● **Work to do**:
Reproduce the listing below without any change.
_____
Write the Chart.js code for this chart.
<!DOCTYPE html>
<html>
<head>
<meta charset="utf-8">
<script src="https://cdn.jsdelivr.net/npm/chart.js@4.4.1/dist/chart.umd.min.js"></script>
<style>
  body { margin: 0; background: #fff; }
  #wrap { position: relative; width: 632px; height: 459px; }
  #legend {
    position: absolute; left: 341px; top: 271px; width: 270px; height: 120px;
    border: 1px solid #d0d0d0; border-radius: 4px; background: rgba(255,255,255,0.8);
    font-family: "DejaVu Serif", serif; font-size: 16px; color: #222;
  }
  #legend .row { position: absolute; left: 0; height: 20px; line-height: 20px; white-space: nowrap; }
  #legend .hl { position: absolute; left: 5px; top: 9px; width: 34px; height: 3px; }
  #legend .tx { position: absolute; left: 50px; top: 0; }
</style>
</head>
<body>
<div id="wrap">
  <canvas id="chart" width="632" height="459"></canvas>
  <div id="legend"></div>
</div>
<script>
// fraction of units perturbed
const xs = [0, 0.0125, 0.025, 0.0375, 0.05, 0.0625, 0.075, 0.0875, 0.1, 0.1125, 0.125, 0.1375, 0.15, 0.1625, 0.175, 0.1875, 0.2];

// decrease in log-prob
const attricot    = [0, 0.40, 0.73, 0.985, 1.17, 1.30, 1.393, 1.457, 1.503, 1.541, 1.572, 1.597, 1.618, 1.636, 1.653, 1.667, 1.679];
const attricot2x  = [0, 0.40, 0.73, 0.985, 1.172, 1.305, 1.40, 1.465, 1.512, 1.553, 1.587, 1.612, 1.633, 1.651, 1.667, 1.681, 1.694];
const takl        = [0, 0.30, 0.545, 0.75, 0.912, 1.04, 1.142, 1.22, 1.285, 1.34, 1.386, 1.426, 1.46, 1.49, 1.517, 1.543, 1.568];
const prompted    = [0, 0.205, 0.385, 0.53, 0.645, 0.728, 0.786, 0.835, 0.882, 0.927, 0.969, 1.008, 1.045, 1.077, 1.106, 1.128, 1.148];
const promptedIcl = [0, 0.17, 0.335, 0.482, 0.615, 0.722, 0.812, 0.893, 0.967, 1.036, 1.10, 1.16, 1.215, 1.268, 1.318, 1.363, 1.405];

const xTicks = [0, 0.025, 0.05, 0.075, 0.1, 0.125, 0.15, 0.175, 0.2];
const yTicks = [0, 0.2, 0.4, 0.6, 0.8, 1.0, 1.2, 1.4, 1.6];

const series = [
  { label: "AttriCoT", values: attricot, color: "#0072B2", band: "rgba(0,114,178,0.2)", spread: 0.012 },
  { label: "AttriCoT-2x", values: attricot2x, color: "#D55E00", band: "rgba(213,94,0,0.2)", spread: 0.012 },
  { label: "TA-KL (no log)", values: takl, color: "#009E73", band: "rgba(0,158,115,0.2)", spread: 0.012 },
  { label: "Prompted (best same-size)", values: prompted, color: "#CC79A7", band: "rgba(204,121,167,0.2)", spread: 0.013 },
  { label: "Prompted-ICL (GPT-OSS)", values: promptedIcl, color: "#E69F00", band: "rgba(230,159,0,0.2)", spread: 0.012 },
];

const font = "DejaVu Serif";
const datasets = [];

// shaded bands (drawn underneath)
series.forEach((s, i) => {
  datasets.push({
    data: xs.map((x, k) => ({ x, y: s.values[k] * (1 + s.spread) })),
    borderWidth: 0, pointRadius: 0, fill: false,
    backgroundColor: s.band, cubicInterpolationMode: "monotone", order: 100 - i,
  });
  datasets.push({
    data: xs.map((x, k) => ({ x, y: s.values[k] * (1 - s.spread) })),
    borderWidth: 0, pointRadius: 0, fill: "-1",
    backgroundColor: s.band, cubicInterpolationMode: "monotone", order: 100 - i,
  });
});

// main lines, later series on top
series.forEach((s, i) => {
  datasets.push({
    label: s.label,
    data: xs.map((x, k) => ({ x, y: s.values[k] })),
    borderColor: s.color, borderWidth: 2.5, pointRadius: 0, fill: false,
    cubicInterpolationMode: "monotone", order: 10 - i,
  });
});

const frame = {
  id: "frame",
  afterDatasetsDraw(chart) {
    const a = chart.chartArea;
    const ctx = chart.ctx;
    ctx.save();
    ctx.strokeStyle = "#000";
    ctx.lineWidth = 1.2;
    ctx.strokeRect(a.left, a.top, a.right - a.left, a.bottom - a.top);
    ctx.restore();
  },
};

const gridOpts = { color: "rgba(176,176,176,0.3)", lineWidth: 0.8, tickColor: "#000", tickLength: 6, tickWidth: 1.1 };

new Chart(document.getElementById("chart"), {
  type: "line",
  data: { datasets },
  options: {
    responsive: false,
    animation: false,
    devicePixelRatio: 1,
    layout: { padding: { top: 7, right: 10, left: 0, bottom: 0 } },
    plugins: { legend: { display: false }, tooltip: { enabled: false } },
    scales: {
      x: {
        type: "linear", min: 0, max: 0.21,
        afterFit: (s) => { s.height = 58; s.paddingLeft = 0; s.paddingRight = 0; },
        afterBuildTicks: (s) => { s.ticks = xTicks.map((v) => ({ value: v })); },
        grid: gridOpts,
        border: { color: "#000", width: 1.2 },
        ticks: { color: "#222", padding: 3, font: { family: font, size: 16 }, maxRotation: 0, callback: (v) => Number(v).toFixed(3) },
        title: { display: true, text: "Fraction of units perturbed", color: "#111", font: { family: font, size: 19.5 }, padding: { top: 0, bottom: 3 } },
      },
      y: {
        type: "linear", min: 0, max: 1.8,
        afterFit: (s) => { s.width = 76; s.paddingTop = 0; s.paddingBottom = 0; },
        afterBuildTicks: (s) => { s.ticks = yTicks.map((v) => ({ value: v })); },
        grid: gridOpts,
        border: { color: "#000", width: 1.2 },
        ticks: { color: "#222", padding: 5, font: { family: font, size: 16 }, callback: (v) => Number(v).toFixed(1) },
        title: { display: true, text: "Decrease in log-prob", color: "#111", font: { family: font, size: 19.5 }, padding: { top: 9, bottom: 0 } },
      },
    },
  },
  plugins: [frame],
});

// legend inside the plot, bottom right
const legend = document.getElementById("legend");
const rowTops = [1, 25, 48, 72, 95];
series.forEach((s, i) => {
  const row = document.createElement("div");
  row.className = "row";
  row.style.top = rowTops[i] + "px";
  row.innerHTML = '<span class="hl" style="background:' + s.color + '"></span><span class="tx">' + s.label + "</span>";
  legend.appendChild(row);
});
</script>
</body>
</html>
_____
● **Full answer**:
Write the Chart.js code for this chart.
<!DOCTYPE html>
<html>
<head>
<meta charset="utf-8">
<script src="https://cdn.jsdelivr.net/npm/chart.js@4.4.1/dist/chart.umd.min.js"></script>
<style>
  body { margin: 0; background: #fff; }
  #wrap { position: relative; width: 632px; height: 459px; }
  #legend {
    position: absolute; left: 341px; top: 271px; width: 270px; height: 120px;
    border: 1px solid #d0d0d0; border-radius: 4px; background: rgba(255,255,255,0.8);
    font-family: "DejaVu Serif", serif; font-size: 16px; color: #222;
  }
  #legend .row { position: absolute; left: 0; height: 20px; line-height: 20px; white-space: nowrap; }
  #legend .hl { position: absolute; left: 5px; top: 9px; width: 34px; height: 3px; }
  #legend .tx { position: absolute; left: 50px; top: 0; }
</style>
</head>
<body>
<div id="wrap">
  <canvas id="chart" width="632" height="459"></canvas>
  <div id="legend"></div>
</div>
<script>
// fraction of units perturbed
const xs = [0, 0.0125, 0.025, 0.0375, 0.05, 0.0625, 0.075, 0.0875, 0.1, 0.1125, 0.125, 0.1375, 0.15, 0.1625, 0.175, 0.1875, 0.2];

// decrease in log-prob
const attricot    = [0, 0.40, 0.73, 0.985, 1.17, 1.30, 1.393, 1.457, 1.503, 1.541, 1.572, 1.597, 1.618, 1.636, 1.653, 1.667, 1.679];
const attricot2x  = [0, 0.40, 0.73, 0.985, 1.172, 1.305, 1.40, 1.465, 1.512, 1.553, 1.587, 1.612, 1.633, 1.651, 1.667, 1.681, 1.694];
const takl        = [0, 0.30, 0.545, 0.75, 0.912, 1.04, 1.142, 1.22, 1.285, 1.34, 1.386, 1.426, 1.46, 1.49, 1.517, 1.543, 1.568];
const prompted    = [0, 0.205, 0.385, 0.53, 0.645, 0.728, 0.786, 0.835, 0.882, 0.927, 0.969, 1.008, 1.045, 1.077, 1.106, 1.128, 1.148];
const promptedIcl = [0, 0.17, 0.335, 0.482, 0.615, 0.722, 0.812, 0.893, 0.967, 1.036, 1.10, 1.16, 1.215, 1.268, 1.318, 1.363, 1.405];

const xTicks = [0, 0.025, 0.05, 0.075, 0.1, 0.125, 0.15, 0.175, 0.2];
const yTicks = [0, 0.2, 0.4, 0.6, 0.8, 1.0, 1.2, 1.4, 1.6];

const series = [
  { label: "AttriCoT", values: attricot, color: "#0072B2", band: "rgba(0,114,178,0.2)", spread: 0.012 },
  { label: "AttriCoT-2x", values: attricot2x, color: "#D55E00", band: "rgba(213,94,0,0.2)", spread: 0.012 },
  { label: "TA-KL (no log)", values: takl, color: "#009E73", band: "rgba(0,158,115,0.2)", spread: 0.012 },
  { label: "Prompted (best same-size)", values: prompted, color: "#CC79A7", band: "rgba(204,121,167,0.2)", spread: 0.013 },
  { label: "Prompted-ICL (GPT-OSS)", values: promptedIcl, color: "#E69F00", band: "rgba(230,159,0,0.2)", spread: 0.012 },
];

const font = "DejaVu Serif";
const datasets = [];

// shaded bands (drawn underneath)
series.forEach((s, i) => {
  datasets.push({
    data: xs.map((x, k) => ({ x, y: s.values[k] * (1 + s.spread) })),
    borderWidth: 0, pointRadius: 0, fill: false,
    backgroundColor: s.band, cubicInterpolationMode: "monotone", order: 100 - i,
  });
  datasets.push({
    data: xs.map((x, k) => ({ x, y: s.values[k] * (1 - s.spread) })),
    borderWidth: 0, pointRadius: 0, fill: "-1",
    backgroundColor: s.band, cubicInterpolationMode: "monotone", order: 100 - i,
  });
});

// main lines, later series on top
series.forEach((s, i) => {
  datasets.push({
    label: s.label,
    data: xs.map((x, k) => ({ x, y: s.values[k] })),
    borderColor: s.color, borderWidth: 2.5, pointRadius: 0, fill: false,
    cubicInterpolationMode: "monotone", order: 10 - i,
  });
});

const frame = {
  id: "frame",
  afterDatasetsDraw(chart) {
    const a = chart.chartArea;
    const ctx = chart.ctx;
    ctx.save();
    ctx.strokeStyle = "#000";
    ctx.lineWidth = 1.2;
    ctx.strokeRect(a.left, a.top, a.right - a.left, a.bottom - a.top);
    ctx.restore();
  },
};

const gridOpts = { color: "rgba(176,176,176,0.3)", lineWidth: 0.8, tickColor: "#000", tickLength: 6, tickWidth: 1.1 };

new Chart(document.getElementById("chart"), {
  type: "line",
  data: { datasets },
  options: {
    responsive: false,
    animation: false,
    devicePixelRatio: 1,
    layout: { padding: { top: 7, right: 10, left: 0, bottom: 0 } },
    plugins: { legend: { display: false }, tooltip: { enabled: false } },
    scales: {
      x: {
        type: "linear", min: 0, max: 0.21,
        afterFit: (s) => { s.height = 58; s.paddingLeft = 0; s.paddingRight = 0; },
        afterBuildTicks: (s) => { s.ticks = xTicks.map((v) => ({ value: v })); },
        grid: gridOpts,
        border: { color: "#000", width: 1.2 },
        ticks: { color: "#222", padding: 3, font: { family: font, size: 16 }, maxRotation: 0, callback: (v) => Number(v).toFixed(3) },
        title: { display: true, text: "Fraction of units perturbed", color: "#111", font: { family: font, size: 19.5 }, padding: { top: 0, bottom: 3 } },
      },
      y: {
        type: "linear", min: 0, max: 1.8,
        afterFit: (s) => { s.width = 76; s.paddingTop = 0; s.paddingBottom = 0; },
        afterBuildTicks: (s) => { s.ticks = yTicks.map((v) => ({ value: v })); },
        grid: gridOpts,
        border: { color: "#000", width: 1.2 },
        ticks: { color: "#222", padding: 5, font: { family: font, size: 16 }, callback: (v) => Number(v).toFixed(1) },
        title: { display: true, text: "Decrease in log-prob", color: "#111", font: { family: font, size: 19.5 }, padding: { top: 9, bottom: 0 } },
      },
    },
  },
  plugins: [frame],
});

// legend inside the plot, bottom right
const legend = document.getElementById("legend");
const rowTops = [1, 25, 48, 72, 95];
series.forEach((s, i) => {
  const row = document.createElement("div");
  row.className = "row";
  row.style.top = rowTops[i] + "px";
  row.innerHTML = '<span class="hl" style="background:' + s.color + '"></span><span class="tx">' + s.label + "</span>";
  legend.appendChild(row);
});
</script>
</body>
</html>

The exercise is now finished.